Data excerpt:
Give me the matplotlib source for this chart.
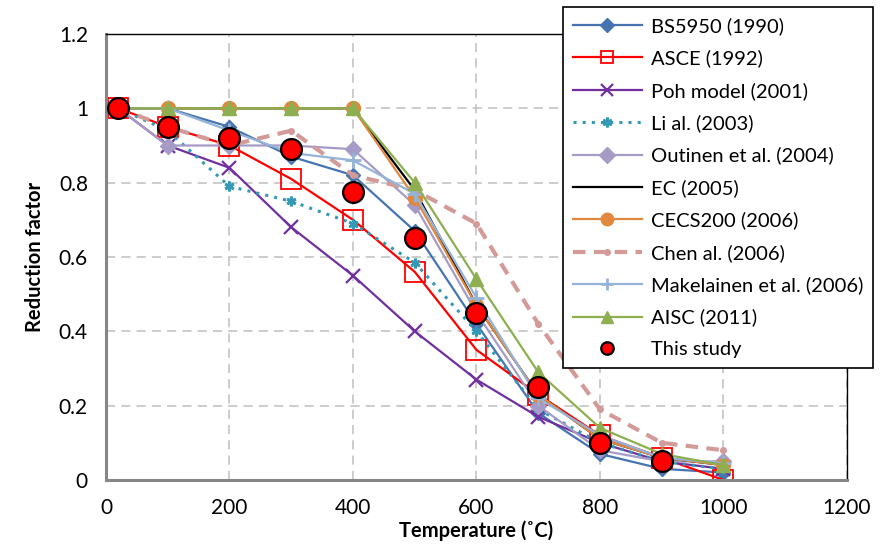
import matplotlib
matplotlib.use("Agg")
import matplotlib.pyplot as plt
from matplotlib.lines import Line2D

plt.rcParams['font.family'] = ['Lato', 'DejaVu Sans']

temps = [20, 100, 200, 300, 400, 500, 600, 700, 800, 900, 1000]
temps_study = [20, 100, 200, 300, 400, 500, 600, 700, 800, 900]

bs5950 = [1.0, 1.0, 0.95, 0.87, 0.82, 0.67, 0.42, 0.18, 0.07, 0.03, 0.02]
asce = [1.0, 0.95, 0.90, 0.81, 0.70, 0.56, 0.35, 0.23, 0.12, 0.06, 0.0]
poh = [1.0, 0.90, 0.84, 0.68, 0.55, 0.40, 0.27, 0.17, 0.10, 0.05, 0.03]
li = [1.0, 0.94, 0.79, 0.75, 0.69, 0.585, 0.40, 0.19, 0.10, 0.05, 0.03]
outinen = [1.0, 0.90, 0.90, 0.90, 0.89, 0.74, 0.45, 0.20, 0.08, 0.05, 0.05]
ec = [1.0, 1.0, 1.0, 1.0, 1.0, 0.78, 0.47, 0.23, 0.11, 0.06, 0.04]
cecs200 = [1.0, 1.0, 1.0, 1.0, 1.0, 0.76, 0.47, 0.23, 0.11, 0.06, 0.04]
chen = [1.0, 0.95, 0.90, 0.94, 0.82, 0.78, 0.69, 0.42, 0.19, 0.10, 0.08]
makelainen = [1.0, 1.0, 0.94, 0.88, 0.86, 0.77, 0.49, 0.22, 0.12, 0.06, 0.045]
aisc = [1.0, 1.0, 1.0, 1.0, 1.0, 0.80, 0.54, 0.29, 0.14, 0.07, 0.04]
this_study = [1.0, 0.95, 0.92, 0.89, 0.775, 0.65, 0.45, 0.25, 0.10, 0.05]

fig = plt.figure(figsize=(8.87, 5.45), dpi=100)
ax = fig.add_axes([0.1195, 0.1193, 0.8354, 0.8183])

lw = 1.6
ax.plot(temps, bs5950, color='#4674B2', lw=lw, marker='D', ms=7.5,
        label='BS5950 (1990)')
ax.plot(temps, asce, color='#FF0000', lw=lw, marker='s', ms=14, mfc='none',
        mec='#FF0000', mew=1.3, label='ASCE (1992)')
ax.plot(temps, poh, color='#7030A0', lw=lw, marker='x', ms=10, mew=1.6,
        label='Poh model (2001)')
ax.plot(temps, li, color='#3399B5', lw=2.2, ls=(0, (1, 2)), marker=(6, 2, 0),
        ms=7, mew=2, label='Li al. (2003)')
ax.plot(temps, outinen, color='#A69BC6', lw=lw, marker='D', ms=8.5,
        label='Outinen et al. (2004)')
ax.plot(temps, ec, color='black', lw=lw, label='EC (2005)')
ax.plot(temps, cecs200, color='#E0893E', lw=lw, marker='o', ms=10,
        label='CECS200 (2006)')
ax.plot(temps, chen, color='#D39A98', lw=3, ls=(0, (3, 2)), marker='o', ms=4,
        label='Chen al. (2006)')
ax.plot(temps, makelainen, color='#95B3D7', lw=lw, marker='+', ms=11, mew=2,
        label='Makelainen et al. (2006)')
ax.plot(temps, aisc, color='#8DAF51', lw=lw, marker='^', ms=10,
        label='AISC (2011)')
ax.plot(temps_study, this_study, ls='none', marker='o', ms=15,
        mfc='#FF0000', mec='black', mew=1.6, label='This study', zorder=5)

ax.set_xlim(0, 1200)
ax.set_ylim(0, 1.2)
ax.set_xticks(range(0, 1201, 200))
ax.set_yticks([0, 0.2, 0.4, 0.6, 0.8, 1.0, 1.2])
ax.set_yticklabels(['0', '0.2', '0.4', '0.6', '0.8', '1', '1.2'])
ax.tick_params(length=0, labelsize=15, pad=13, colors='black')
ax.grid(True, color='#BFBFBF', ls=(0, (6, 4)), lw=1.1)
ax.set_axisbelow(True)

for side in ('top', 'right'):
    ax.spines[side].set_color('black')
    ax.spines[side].set_linewidth(1.0)
for side in ('left', 'bottom'):
    ax.spines[side].set_color('#868686')
    ax.spines[side].set_linewidth(2.2)

ax.set_xlabel('Temperature (˚C)', fontsize=14.5, fontweight='bold', labelpad=2)
ax.set_ylabel('Reduction factor', fontsize=14.5, fontweight='bold', labelpad=10)

leg = fig.legend(loc='upper left', bbox_to_anchor=(563 / 887, 1 - 7 / 545),
                 fontsize=14.5, frameon=True, fancybox=False, edgecolor='black',
                 framealpha=1, handlelength=3.4, handletextpad=0.45,
                 labelspacing=0.72, borderpad=0.5, borderaxespad=0)
leg.get_frame().set_linewidth(1.2)
leg.set_zorder(10)
# scale the legend sample markers down to line-sample size
for h in leg.legend_handles:
    if isinstance(h, Line2D):
        h.set_markersize(min(h.get_markersize(), 9))

fig.savefig('out.png', dpi=100)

Task goal:
Quote the material exactly. Pictures stay out.

The completed task:
Give me the matplotlib source for this chart.
import matplotlib
matplotlib.use("Agg")
import matplotlib.pyplot as plt
from matplotlib.lines import Line2D

plt.rcParams['font.family'] = ['Lato', 'DejaVu Sans']

temps = [20, 100, 200, 300, 400, 500, 600, 700, 800, 900, 1000]
temps_study = [20, 100, 200, 300, 400, 500, 600, 700, 800, 900]

bs5950 = [1.0, 1.0, 0.95, 0.87, 0.82, 0.67, 0.42, 0.18, 0.07, 0.03, 0.02]
asce = [1.0, 0.95, 0.90, 0.81, 0.70, 0.56, 0.35, 0.23, 0.12, 0.06, 0.0]
poh = [1.0, 0.90, 0.84, 0.68, 0.55, 0.40, 0.27, 0.17, 0.10, 0.05, 0.03]
li = [1.0, 0.94, 0.79, 0.75, 0.69, 0.585, 0.40, 0.19, 0.10, 0.05, 0.03]
outinen = [1.0, 0.90, 0.90, 0.90, 0.89, 0.74, 0.45, 0.20, 0.08, 0.05, 0.05]
ec = [1.0, 1.0, 1.0, 1.0, 1.0, 0.78, 0.47, 0.23, 0.11, 0.06, 0.04]
cecs200 = [1.0, 1.0, 1.0, 1.0, 1.0, 0.76, 0.47, 0.23, 0.11, 0.06, 0.04]
chen = [1.0, 0.95, 0.90, 0.94, 0.82, 0.78, 0.69, 0.42, 0.19, 0.10, 0.08]
makelainen = [1.0, 1.0, 0.94, 0.88, 0.86, 0.77, 0.49, 0.22, 0.12, 0.06, 0.045]
aisc = [1.0, 1.0, 1.0, 1.0, 1.0, 0.80, 0.54, 0.29, 0.14, 0.07, 0.04]
this_study = [1.0, 0.95, 0.92, 0.89, 0.775, 0.65, 0.45, 0.25, 0.10, 0.05]

fig = plt.figure(figsize=(8.87, 5.45), dpi=100)
ax = fig.add_axes([0.1195, 0.1193, 0.8354, 0.8183])

lw = 1.6
ax.plot(temps, bs5950, color='#4674B2', lw=lw, marker='D', ms=7.5,
        label='BS5950 (1990)')
ax.plot(temps, asce, color='#FF0000', lw=lw, marker='s', ms=14, mfc='none',
        mec='#FF0000', mew=1.3, label='ASCE (1992)')
ax.plot(temps, poh, color='#7030A0', lw=lw, marker='x', ms=10, mew=1.6,
        label='Poh model (2001)')
ax.plot(temps, li, color='#3399B5', lw=2.2, ls=(0, (1, 2)), marker=(6, 2, 0),
        ms=7, mew=2, label='Li al. (2003)')
ax.plot(temps, outinen, color='#A69BC6', lw=lw, marker='D', ms=8.5,
        label='Outinen et al. (2004)')
ax.plot(temps, ec, color='black', lw=lw, label='EC (2005)')
ax.plot(temps, cecs200, color='#E0893E', lw=lw, marker='o', ms=10,
        label='CECS200 (2006)')
ax.plot(temps, chen, color='#D39A98', lw=3, ls=(0, (3, 2)), marker='o', ms=4,
        label='Chen al. (2006)')
ax.plot(temps, makelainen, color='#95B3D7', lw=lw, marker='+', ms=11, mew=2,
        label='Makelainen et al. (2006)')
ax.plot(temps, aisc, color='#8DAF51', lw=lw, marker='^', ms=10,
        label='AISC (2011)')
ax.plot(temps_study, this_study, ls='none', marker='o', ms=15,
        mfc='#FF0000', mec='black', mew=1.6, label='This study', zorder=5)

ax.set_xlim(0, 1200)
ax.set_ylim(0, 1.2)
ax.set_xticks(range(0, 1201, 200))
ax.set_yticks([0, 0.2, 0.4, 0.6, 0.8, 1.0, 1.2])
ax.set_yticklabels(['0', '0.2', '0.4', '0.6', '0.8', '1', '1.2'])
ax.tick_params(length=0, labelsize=15, pad=13, colors='black')
ax.grid(True, color='#BFBFBF', ls=(0, (6, 4)), lw=1.1)
ax.set_axisbelow(True)

for side in ('top', 'right'):
    ax.spines[side].set_color('black')
    ax.spines[side].set_linewidth(1.0)
for side in ('left', 'bottom'):
    ax.spines[side].set_color('#868686')
    ax.spines[side].set_linewidth(2.2)

ax.set_xlabel('Temperature (˚C)', fontsize=14.5, fontweight='bold', labelpad=2)
ax.set_ylabel('Reduction factor', fontsize=14.5, fontweight='bold', labelpad=10)

leg = fig.legend(loc='upper left', bbox_to_anchor=(563 / 887, 1 - 7 / 545),
                 fontsize=14.5, frameon=True, fancybox=False, edgecolor='black',
                 framealpha=1, handlelength=3.4, handletextpad=0.45,
                 labelspacing=0.72, borderpad=0.5, borderaxespad=0)
leg.get_frame().set_linewidth(1.2)
leg.set_zorder(10)
# scale the legend sample markers down to line-sample size
for h in leg.legend_handles:
    if isinstance(h, Line2D):
        h.set_markersize(min(h.get_markersize(), 9))

fig.savefig('out.png', dpi=100)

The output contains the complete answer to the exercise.